It seems like we’re always hearing about the huge pressures that increased regulatory compliance has placed on business, none more so than in the financial services sector. The requirement to not only keep records, but also be able to retrieve information quickly and efficiently, have meant huge changes to IT systems and working practices.
However, it would appear that these changes are not quite as far reaching as I thought…
Yesterday I received a bizarre letter from my bank’s ‘Personal Banking Customer Services Centre’ (call centre to you and me). The letter, addressed to both myself and my wife, said that the bank hadn’t acted upon ‘our correspondence dated October 2006’ because it had been ‘unable to verify your signature against our records’.
Now, for a start, as a long term customer of this bank (we’ve been with them for more than 15 years, both personally and through our business), there is no way on earth that our signatures shouldn’t match their records.
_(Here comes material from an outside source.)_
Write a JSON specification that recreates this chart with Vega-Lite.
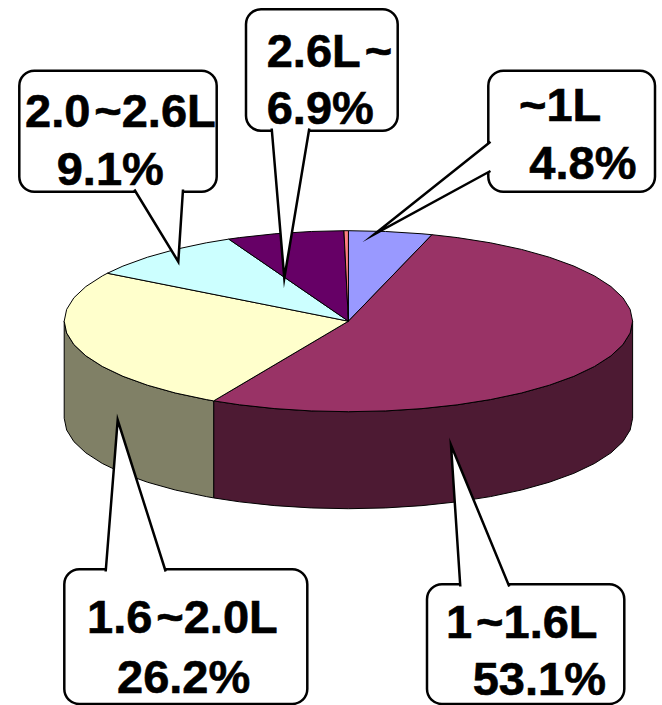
{"$schema":"https://vega.github.io/schema/vega-lite/v6.json","width":662,"height":705,"padding":0,"autosize":"none","background":"white","config":{"view":{"stroke":null}},"datasets":{"pie":[
{"piece":"1~1.6L side","u":1,"v":0},{"piece":"1~1.6L side","u":0.9914,"v":-0.1305},{"piece":"1~1.6L side","u":0.9659,"v":-0.2588},{"piece":"1~1.6L side","u":0.9239,"v":-0.3827},{"piece":"1~1.6L side","u":0.866,"v":-0.5},{"piece":"1~1.6L side","u":0.7934,"v":-0.6088},{"piece":"1~1.6L side","u":0.7071,"v":-0.7071},{"piece":"1~1.6L side","u":0.6088,"v":-0.7934},{"piece":"1~1.6L side","u":0.5,"v":-0.866},{"piece":"1~1.6L side","u":0.3827,"v":-0.9239},{"piece":"1~1.6L side","u":0.2588,"v":-0.9659},{"piece":"1~1.6L side","u":0.1305,"v":-0.9914},{"piece":"1~1.6L side","u":0,"v":-1},{"piece":"1~1.6L side","u":-0.1305,"v":-0.9914},{"piece":"1~1.6L side","u":-0.2588,"v":-0.9659},{"piece":"1~1.6L side","u":-0.3827,"v":-0.9239},{"piece":"1~1.6L side","u":-0.4741,"v":-0.8805},{"piece":"1~1.6L side","u":-0.4741,"v":-1.9525},{"piece":"1~1.6L side","u":-0.3827,"v":-1.9959},{"piece":"1~1.6L side","u":-0.2588,"v":-2.0379},{"piece":"1~1.6L side","u":-0.1305,"v":-2.0634},{"piece":"1~1.6L side","u":0,"v":-2.072},{"piece":"1~1.6L side","u":0.1305,"v":-2.0634},{"piece":"1~1.6L side","u":0.2588,"v":-2.0379},{"piece":"1~1.6L side","u":0.3827,"v":-1.9959},{"piece":"1~1.6L side","u":0.5,"v":-1.938},{"piece":"1~1.6L side","u":0.6088,"v":-1.8654},{"piece":"1~1.6L side","u":0.7071,"v":-1.7791},{"piece":"1~1.6L side","u":0.7934,"v":-1.6808},{"piece":"1~1.6L side","u":0.866,"v":-1.572},{"piece":"1~1.6L side","u":0.9239,"v":-1.4547},{"piece":"1~1.6L side","u":0.9659,"v":-1.3308},{"piece":"1~1.6L side","u":0.9914,"v":-1.2025},{"piece":"1~1.6L side","u":1,"v":-1.072},{"piece":"1~1.6L side","u":1,"v":0},
{"piece":"1.6~2.0L side","u":-0.4741,"v":-0.8805},{"piece":"1.6~2.0L side","u":-0.5,"v":-0.866},{"piece":"1.6~2.0L side","u":-0.6088,"v":-0.7934},{"piece":"1.6~2.0L side","u":-0.7071,"v":-0.7071},{"piece":"1.6~2.0L side","u":-0.7934,"v":-0.6088},{"piece":"1.6~2.0L side","u":-0.866,"v":-0.5},{"piece":"1.6~2.0L side","u":-0.9239,"v":-0.3827},{"piece":"1.6~2.0L side","u":-0.9659,"v":-0.2588},{"piece":"1.6~2.0L side","u":-0.9914,"v":-0.1305},{"piece":"1.6~2.0L side","u":-1,"v":0},{"piece":"1.6~2.0L side","u":-1,"v":-1.072},{"piece":"1.6~2.0L side","u":-0.9914,"v":-1.2025},{"piece":"1.6~2.0L side","u":-0.9659,"v":-1.3308},{"piece":"1.6~2.0L side","u":-0.9239,"v":-1.4547},{"piece":"1.6~2.0L side","u":-0.866,"v":-1.572},{"piece":"1.6~2.0L side","u":-0.7934,"v":-1.6808},{"piece":"1.6~2.0L side","u":-0.7071,"v":-1.7791},{"piece":"1.6~2.0L side","u":-0.6088,"v":-1.8654},{"piece":"1.6~2.0L side","u":-0.5,"v":-1.938},{"piece":"1.6~2.0L side","u":-0.4741,"v":-1.9525},{"piece":"1.6~2.0L side","u":-0.4741,"v":-0.8805},
{"piece":"~1L top","u":0,"v":0},{"piece":"~1L top","u":0,"v":1},{"piece":"~1L top","u":0.1305,"v":0.9914},{"piece":"~1L top","u":0.2588,"v":0.9659},{"piece":"~1L top","u":0.294,"v":0.9558},{"piece":"~1L top","u":0,"v":0},
{"piece":"1~1.6L top","u":0,"v":0},{"piece":"1~1.6L top","u":0.294,"v":0.9558},{"piece":"1~1.6L top","u":0.3827,"v":0.9239},{"piece":"1~1.6L top","u":0.5,"v":0.866},{"piece":"1~1.6L top","u":0.6088,"v":0.7934},{"piece":"1~1.6L top","u":0.7071,"v":0.7071},{"piece":"1~1.6L top","u":0.7934,"v":0.6088},{"piece":"1~1.6L top","u":0.866,"v":0.5},{"piece":"1~1.6L top","u":0.9239,"v":0.3827},{"piece":"1~1.6L top","u":0.9659,"v":0.2588},{"piece":"1~1.6L top","u":0.9914,"v":0.1305},{"piece":"1~1.6L top","u":1,"v":0},{"piece":"1~1.6L top","u":0.9914,"v":-0.1305},{"piece":"1~1.6L top","u":0.9659,"v":-0.2588},{"piece":"1~1.6L top","u":0.9239,"v":-0.3827},{"piece":"1~1.6L top","u":0.866,"v":-0.5},{"piece":"1~1.6L top","u":0.7934,"v":-0.6088},{"piece":"1~1.6L top","u":0.7071,"v":-0.7071},{"piece":"1~1.6L top","u":0.6088,"v":-0.7934},{"piece":"1~1.6L top","u":0.5,"v":-0.866},{"piece":"1~1.6L top","u":0.3827,"v":-0.9239},{"piece":"1~1.6L top","u":0.2588,"v":-0.9659},{"piece":"1~1.6L top","u":0.1305,"v":-0.9914},{"piece":"1~1.6L top","u":0,"v":-1},{"piece":"1~1.6L top","u":-0.1305,"v":-0.9914},{"piece":"1~1.6L top","u":-0.2588,"v":-0.9659},{"piece":"1~1.6L top","u":-0.3827,"v":-0.9239},{"piece":"1~1.6L top","u":-0.4741,"v":-0.8805},{"piece":"1~1.6L top","u":0,"v":0},
{"piece":"1.6~2.0L top","u":0,"v":0},{"piece":"1.6~2.0L top","u":-0.4741,"v":-0.8805},{"piece":"1.6~2.0L top","u":-0.5,"v":-0.866},{"piece":"1.6~2.0L top","u":-0.6088,"v":-0.7934},{"piece":"1.6~2.0L top","u":-0.7071,"v":-0.7071},{"piece":"1.6~2.0L top","u":-0.7934,"v":-0.6088},{"piece":"1.6~2.0L top","u":-0.866,"v":-0.5},{"piece":"1.6~2.0L top","u":-0.9239,"v":-0.3827},{"piece":"1.6~2.0L top","u":-0.9659,"v":-0.2588},{"piece":"1.6~2.0L top","u":-0.9914,"v":-0.1305},{"piece":"1.6~2.0L top","u":-1,"v":0},{"piece":"1.6~2.0L top","u":-0.9914,"v":0.1305},{"piece":"1.6~2.0L top","u":-0.9659,"v":0.2588},{"piece":"1.6~2.0L top","u":-0.9239,"v":0.3827},{"piece":"1.6~2.0L top","u":-0.866,"v":0.5},{"piece":"1.6~2.0L top","u":-0.848,"v":0.5299},{"piece":"1.6~2.0L top","u":0,"v":0},
{"piece":"2.0~2.6L top","u":0,"v":0},{"piece":"2.0~2.6L top","u":-0.848,"v":0.5299},{"piece":"2.0~2.6L top","u":-0.7934,"v":0.6088},{"piece":"2.0~2.6L top","u":-0.7071,"v":0.7071},{"piece":"2.0~2.6L top","u":-0.6088,"v":0.7934},{"piece":"2.0~2.6L top","u":-0.5,"v":0.866},{"piece":"2.0~2.6L top","u":-0.421,"v":0.907},{"piece":"2.0~2.6L top","u":0,"v":0},
{"piece":"2.6L~ top","u":0,"v":0},{"piece":"2.6L~ top","u":-0.421,"v":0.907},{"piece":"2.6L~ top","u":-0.3827,"v":0.9239},{"piece":"2.6L~ top","u":-0.2588,"v":0.9659},{"piece":"2.6L~ top","u":-0.1305,"v":0.9914},{"piece":"2.6L~ top","u":-0.0157,"v":0.9999},{"piece":"2.6L~ top","u":0,"v":0},
{"piece":"other top","u":0,"v":0},{"piece":"other top","u":-0.0157,"v":0.9999},{"piece":"other top","u":0,"v":1},{"piece":"other top","u":0,"v":0}
],
"boxes":[
{"name":"2.0~2.6L","x0":19.3,"x1":216.7,"y0":70.7,"y1":191.7},
{"name":"2.6L~","x0":246,"x1":397.7,"y0":9.3,"y1":130.7},
{"name":"~1L","x0":488.3,"x1":655,"y0":70.7,"y1":191.7},
{"name":"1.6~2.0L","x0":64.3,"x1":307.3,"y0":569.3,"y1":704},
{"name":"1~1.6L","x0":427,"x1":624.3,"y0":584.3,"y1":704}
],
"tails":[
{"name":"2.0~2.6L","x":134.3,"y":189.5},{"name":"2.0~2.6L","x":178.3,"y":261.7},{"name":"2.0~2.6L","x":183,"y":189.5},
{"name":"2.6L~","x":271.7,"y":128.5},{"name":"2.6L~","x":284.3,"y":278.3},{"name":"2.6L~","x":309.3,"y":128.5},
{"name":"~1L","x":490.5,"y":141.7},{"name":"~1L","x":374.3,"y":234.3},{"name":"~1L","x":490.5,"y":171},
{"name":"1.6~2.0L","x":105.7,"y":571.5},{"name":"1.6~2.0L","x":117.7,"y":420},{"name":"1.6~2.0L","x":165.7,"y":571.5},
{"name":"1~1.6L","x":460.3,"y":586.5},{"name":"1~1.6L","x":451,"y":445},{"name":"1~1.6L","x":509.3,"y":586.5}
],
"labels":[
{"line":"2.0\u200a~2.6L","x":25,"y":127.3},{"line":"9.1%","x":56.7,"y":185},
{"line":"2.6L\u200a~","x":266.7,"y":66.7},{"line":"6.9%","x":266.7,"y":124},
{"line":"~1L","x":519,"y":120.7},{"line":"4.8%","x":529.3,"y":179},
{"line":"1.6\u200a~2.0L","x":87,"y":633},{"line":"26.2%","x":117,"y":692.7},
{"line":"1\u200a~1.6L","x":446,"y":637.7},{"line":"53.1%","x":472.7,"y":695}
]},
"layer":[
{"data":{"name":"pie"},"mark":{"type":"line","stroke":"black","strokeWidth":1,"strokeJoin":"round"},"encoding":{
"x":{"field":"u","type":"quantitative","axis":null,"scale":{"domain":[-1.2259,1.1034],"nice":false,"zero":false}},
"y":{"field":"v","type":"quantitative","axis":null,"scale":{"domain":[-4.2409,3.5492],"nice":false,"zero":false}},
"fill":{"field":"piece","type":"nominal","legend":null,"scale":{"domain":["1~1.6L side","1.6~2.0L side","~1L top","1~1.6L top","1.6~2.0L top","2.0~2.6L top","2.6L~ top","other top"],"range":["#4D1A33","#808066","#9999FF","#993366","#FFFFCC","#CCFFFF","#660066","#FF8080"]}},
"detail":{"field":"piece"},
"order":{"value":null}}},
{"layer":[
{"data":{"name":"boxes"},"mark":{"type":"rect","fill":"white","stroke":"black","strokeWidth":2.5,"cornerRadius":15},"encoding":{
"x":{"field":"x0","type":"quantitative","axis":null,"scale":{"domain":[0,662],"nice":false,"zero":false}},"x2":{"field":"x1"},
"y":{"field":"y0","type":"quantitative","axis":null,"scale":{"domain":[705,0],"nice":false,"zero":false}},"y2":{"field":"y1"}}},
{"data":{"name":"tails"},"mark":{"type":"line","fill":"white","stroke":"black","strokeWidth":2.5,"strokeJoin":"miter","strokeMiterLimit":20},"encoding":{
"x":{"field":"x","type":"quantitative"},"y":{"field":"y","type":"quantitative"},"detail":{"field":"name"},"order":{"value":null}}},
{"data":{"name":"labels"},"mark":{"type":"text","font":"Liberation Sans","fontWeight":"bold","fontSize":47,"align":"left","baseline":"alphabetic","fill":"black","stroke":"black","strokeWidth":0.6},"encoding":{
"x":{"field":"x","type":"quantitative"},"y":{"field":"y","type":"quantitative"},"text":{"field":"line"}}}
]}
],"resolve":{"scale":{"x":"independent","y":"independent"}}}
But worse of all, and the real crux of my problem, there hasn't been any correspondence from us to our bank in the last few months relating to our account. None at all.
So, I rang the call centre on the number quoted in the letter to find out what this is all about. After the customary automated list of 17 irrelevant options, I eventually got through to a live person.
Although she was very nice, she was unable to help in any way. She confirmed that the letter related to our joint personal account and was issued in response to a supposed written request from us. However, she couldn't tell me what our correspondence related to nor when it was dated. Apparently, my bank keeps no record of such correspondence.
Of course, having never written to them in the first place, we're concerned. More so after discovering that our bank doesn’t keep any record of written correspondence, real or imaginary, that it receives from its customers. Is this the Data Protection Act gone mad? Or an over-enthusiastic recycling policy perhaps?
But what about in cases of attempted fraud? Surely having an actual record of correspondence might be a good idea…
There can’t be many organisations that write to their customers to say they can’t comply with their written request, only to then admit that it’s unable to remember what that request was. Maybe the reason why banks complain so much about over-regulation is because they’re already struggling to cope with what sounds like institutional senility.